Hive vs Presto Choosing the Right Tool for Data Analysis

When working with large-scale data lakes and distributed storage systems like HDFS or Amazon S3, two of the most popular SQL query engines are Apache Hive and Presto (now Trino). Both support SQL analytics on massive datasets but serve different use cases and performance profiles.

This blog offers a deep comparison between Hive and Presto, covering architecture, execution engines, performance, compatibility, and best-fit scenarios to help you choose the right tool for your analytics workloads.

What is Apache Hive?

Apache Hive is a data warehouse infrastructure built on top of Hadoop. It translates SQL queries into MapReduce, Tez, or Spark jobs and is designed for batch-oriented processing.

Designed for long-running analytical queries
Integrates tightly with HDFS, ORC, Parquet
Supports ACID and transactional tables
Works well in ETL pipelines and reporting workloads

What is Presto (Trino)?

Presto, now rebranded as Trino, is a distributed SQL engine designed for low-latency, interactive analytics on large datasets.

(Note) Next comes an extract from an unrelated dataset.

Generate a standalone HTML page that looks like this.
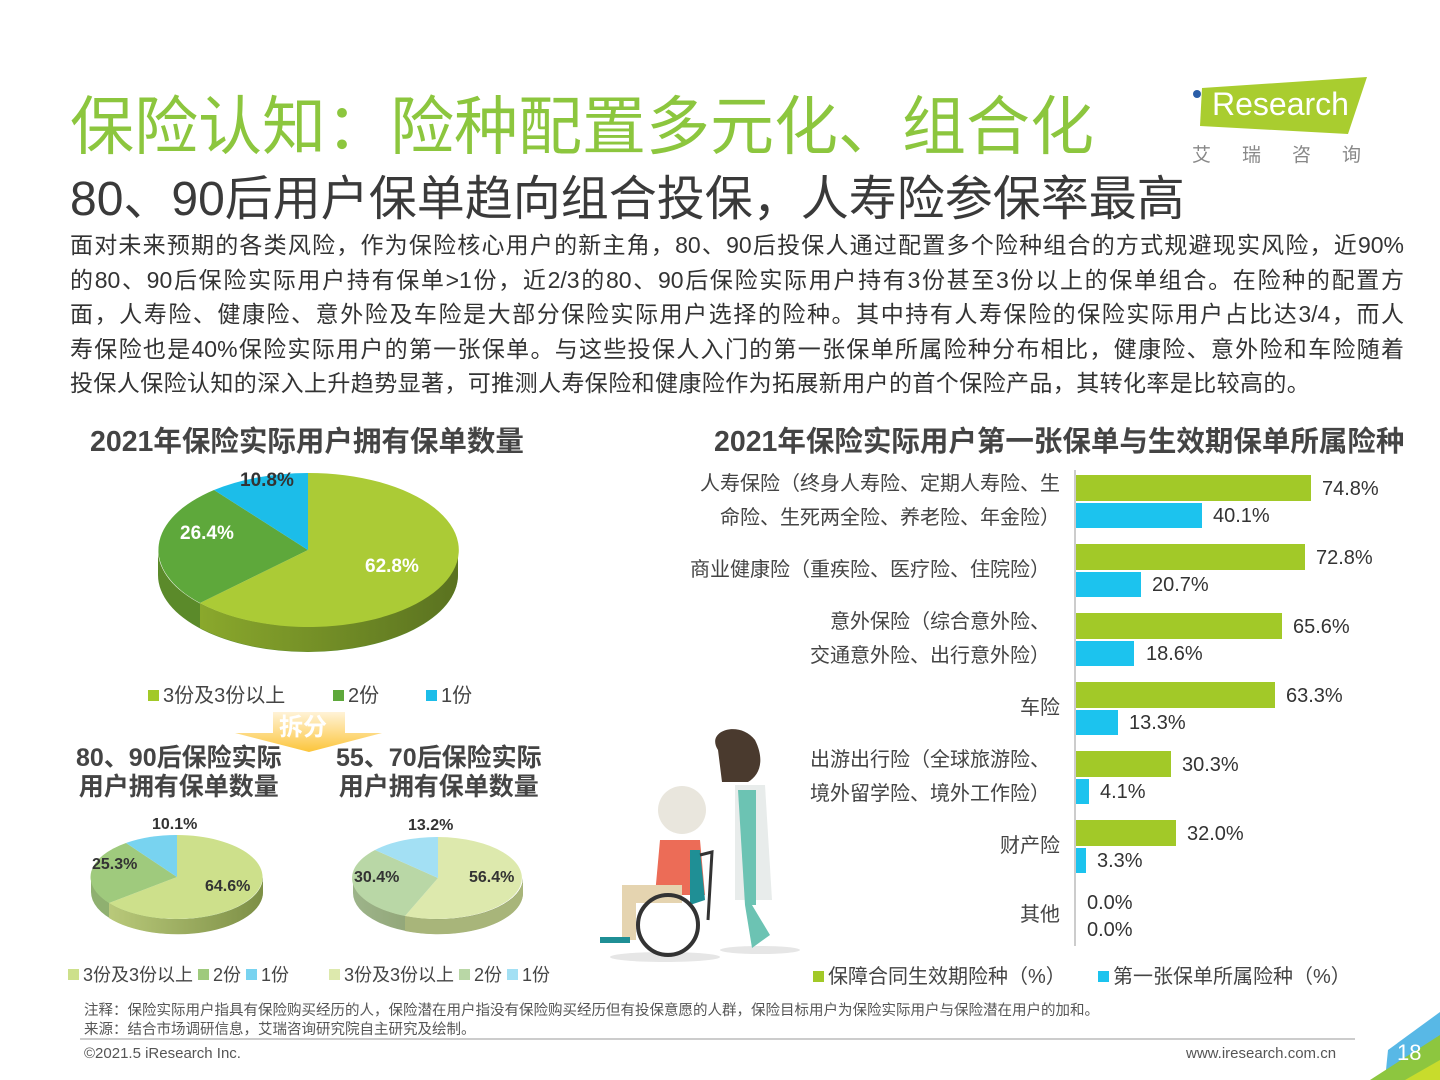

It doesn’t rely on MapReduce or Tez but instead uses its own massively parallel processing (MPP) engine.

Ideal for interactive SQL queries
Supports federated querying across data sources (Hive, Kafka, MySQL, S3)
In-memory, real-time execution
Faster for ad-hoc exploration and dashboards

Architectural Comparison

Feature	Hive	Presto (Trino)
Execution Engine	MapReduce, Tez, or Spark	Custom MPP engine
Query Latency	Seconds to minutes	Milliseconds to seconds
Processing Style	Batch	Interactive / Low-latency
Storage Support	HDFS, ORC, Parquet, Avro	HDFS, S3, Hive Metastore, JDBC, etc.
ACID Support	Yes (with Hive 3+)	Limited (read-only on Hive tables)
Federation	Limited	Native federation across multiple sources
ANSI SQL Support	Partial	More compliant with ANSI SQL

Performance Considerations

Presto excels at:

Fast joins, aggregations, and filters
Federated queries (e.g., joining S3 with MySQL)
Serving BI tools like Tableau or Superset

Hive performs better when:

You need complex ETL transformations
Queries run on transactional or ACID-compliant tables
You’re working with massive, regularly scheduled jobs

Use Cases for Hive

Scheduled ETL pipelines in enterprise environments
Batch jobs processing terabytes or petabytes
Historical reporting and data warehousing
ACID transactional workloads (e.g., slowly changing dimensions)

Example Hive query:

INSERT INTO sales_summary
SELECT region, SUM(amount)
FROM sales
WHERE year = 2024
GROUP BY region;

Hive is better suited for data transformation and longer-running aggregations.

Use Cases for Presto

Interactive queries with sub-second response time
Data exploration and business intelligence
Cross-source joins (e.g., Hive + Kafka + PostgreSQL)
Real-time dashboard backends

Example Presto query (joining Hive and PostgreSQL):

SELECT h.user_id, h.event_time, p.email
FROM hive.logs h
JOIN postgresql.users p
ON h.user_id = p.id
WHERE h.event_type = 'click';

Presto’s ability to query across sources in real-time gives it a major edge for analytics.

Compatibility with Hive Metastore

Presto can read Hive tables by integrating with the Hive Metastore. You can reuse schemas and table definitions without duplicating metadata.

However, Presto doesn’t support inserting into Hive ACID tables — it’s primarily for read-only access.

Security and Governance

Both tools support:

Ranger for authorization
Kerberos or LDAP-based authentication
Role-based access control

Hive may offer deeper integration with enterprise data governance platforms due to its longer Hadoop lineage.

Cost and Resource Considerations

Hive is more resource-intensive but fits batch-oriented architectures well.
Presto requires more memory but uses fewer cores and runs faster for most queries.

In cloud environments, Presto is often more cost-efficient for ad-hoc workloads, whereas Hive is better for scheduled jobs and data lakes with heavy transformation logic.

Choosing the Right Tool

Scenario	Recommended Tool
Scheduled ETL job	Hive
Ad-hoc data analysis	Presto
Federated query across data sources	Presto
Long-running batch aggregations	Hive
Real-time dashboards	Presto
ACID transactional table support	Hive

Conclusion

Both Hive and Presto are powerful tools for querying big data — but they solve different problems.

Choose Hive for batch ETL, ACID compliance, and large-scale historical queries.
Choose Presto for fast, interactive analysis, federated data access, and modern BI use cases.

Understanding their strengths and limitations will help you optimize data workflows and make the right architectural decisions for your analytics platform.